A reliable visual testing setup for a dynamic app often looks like this:

  1. Use a browser-based test runner or managed platform for setup and login.
  2. Wait for the app to reach a stable state.
  3. Validate the full page where content is deterministic.
  4. Validate only regions where volatility is expected.
  5. Test multiple breakpoints for layout drift.
  6. Review diffs in a lightweight process that does not require engineering intervention for every expected change.

In many teams, that combination is easier to maintain in a platform that blends visual and functional checks. This is one reason Endtest is attractive for teams that want stable visual checks alongside broader browser regression coverage. Its Visual AI is designed to compare screenshots intelligently and flag meaningful changes only, while the AI Test Creation Agent helps teams turn plain-English scenarios into editable tests without starting from scratch.

Final take

If your UI is dynamic, the best visual regression tool is not the one with the strictest pixel matching. It is the one that helps your team separate real regressions from expected change, without turning every release into a diff review exercise.
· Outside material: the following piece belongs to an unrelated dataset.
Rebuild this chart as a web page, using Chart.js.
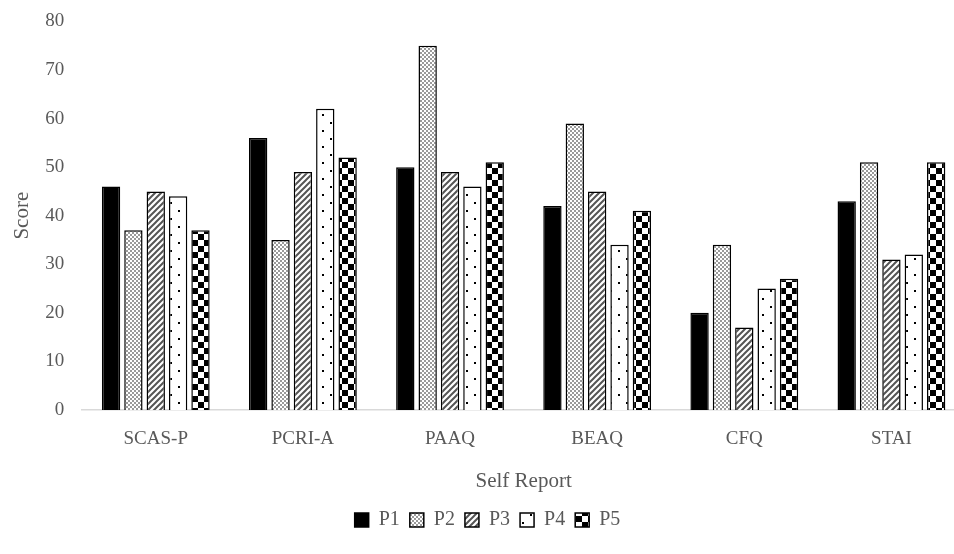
<!DOCTYPE html>
<html>
<head>
<meta charset="utf-8">
<script src="https://cdn.jsdelivr.net/npm/chart.js@4.4.0/dist/chart.umd.min.js"></script>
<style>
  html, body { margin: 0; padding: 0; background: #fff; overflow: hidden; }
  /* the original figure runs a little past the right edge of the window */
  #wrap { width: 966px; height: 554px; }
</style>
</head>
<body>
<div id="wrap"><canvas id="scores"></canvas></div>
<script>
const categories = ["SCAS-P", "PCRI-A", "PAAQ", "BEAQ", "CFQ", "STAI"];
const participants = ["P1", "P2", "P3", "P4", "P5"];
const p1 = [46, 56, 50, 42, 20, 43];
const p2 = [37, 35, 75, 59, 34, 51];
const p3 = [45, 49, 49, 45, 17, 31];
const p4 = [44, 62, 46, 34, 25, 32];
const p5 = [37, 52, 51, 41, 27, 51];
const yTicks = [0, 10, 20, 30, 40, 50, 60, 70, 80];

// little canvas tiles for the hatch fills
function makeTile(size, draw) {
  const c = document.createElement("canvas");
  c.width = size; c.height = size;
  const g = c.getContext("2d");
  g.fillStyle = "#fff";
  g.fillRect(0, 0, size, size);
  draw(g);
  return document.createElement("canvas").getContext("2d").createPattern(c, "repeat");
}

const fineCheck = makeTile(4, g => {
  g.fillStyle = "#9a9a9a";
  g.fillRect(0, 0, 2, 2);
  g.fillRect(2, 2, 2, 2);
});
const stripes = makeTile(6, g => {
  g.strokeStyle = "#555";
  g.lineWidth = 2;
  g.beginPath();
  g.moveTo(-1, 7); g.lineTo(7, -1);
  g.moveTo(-4, 4); g.lineTo(4, -4);
  g.moveTo(2, 10); g.lineTo(10, 2);
  g.stroke();
});
const dots = makeTile(16, g => {
  g.fillStyle = "#000";
  g.fillRect(2, 2, 2, 2);
  g.fillRect(10, 10, 2, 2);
});
const bigCheck = makeTile(12, g => {
  g.fillStyle = "#000";
  g.fillRect(0, 0, 6, 6);
  g.fillRect(6, 6, 6, 6);
});

const fills = ["#000", fineCheck, stripes, dots, bigCheck];
const series = [p1, p2, p3, p4, p5];
const serif = "Liberation Serif";
const gray = "#595959";

const ctx = document.getElementById("scores").getContext("2d");
new Chart(ctx, {
  type: "bar",
  data: {
    labels: categories,
    datasets: series.map((vals, i) => ({
      label: participants[i],
      data: vals,
      backgroundColor: fills[i],
      borderColor: "#000",
      borderWidth: 1.5,
      categoryPercentage: 0.76,
      barPercentage: 0.82
    }))
  },
  options: {
    responsive: true,
    maintainAspectRatio: false,
    animation: false,
    layout: { padding: { top: -4, right: 1, left: 10, bottom: 14 } },
    plugins: {
      tooltip: { enabled: false },
      legend: {
        position: "bottom",
        labels: {
          font: { family: serif, size: 20 },
          color: gray,
          boxWidth: 14,
          boxHeight: 14,
          padding: 10
        }
      }
    },
    scales: {
      x: {
        grid: { display: false },
        border: { color: "#d9d9d9", width: 1.5 },
        ticks: { font: { family: serif, size: 19 }, color: gray, padding: 10 },
        title: {
          display: true,
          text: "Self Report",
          font: { family: serif, size: 21 },
          color: gray,
          padding: { top: 8, bottom: 6 }
        }
      },
      y: {
        min: 0,
        max: 80,
        afterBuildTicks: axis => { axis.ticks = yTicks.map(v => ({ value: v })); },
        grid: { display: false },
        border: { display: false },
        ticks: { font: { family: serif, size: 19 }, color: gray, padding: 10 },
        title: {
          display: true,
          text: "Score",
          font: { family: serif, size: 21 },
          color: gray,
          padding: 0
        }
      }
    }
  }
});
</script>
</body>
</html>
For frontend engineers, QA teams, and product teams shipping fast-changing web apps, the winning tool usually combines three things: smart diffing, region-level control, and a workflow your team can actually maintain. That is why managed AI testing tools are increasingly attractive for visual testing on modern applications, and why Endtest deserves serious consideration if you want visual AI plus browser regression in one place.

If you are comparing options for your stack, start with your noisiest pages, not your simplest ones. The right platform will prove itself where your UI changes the most.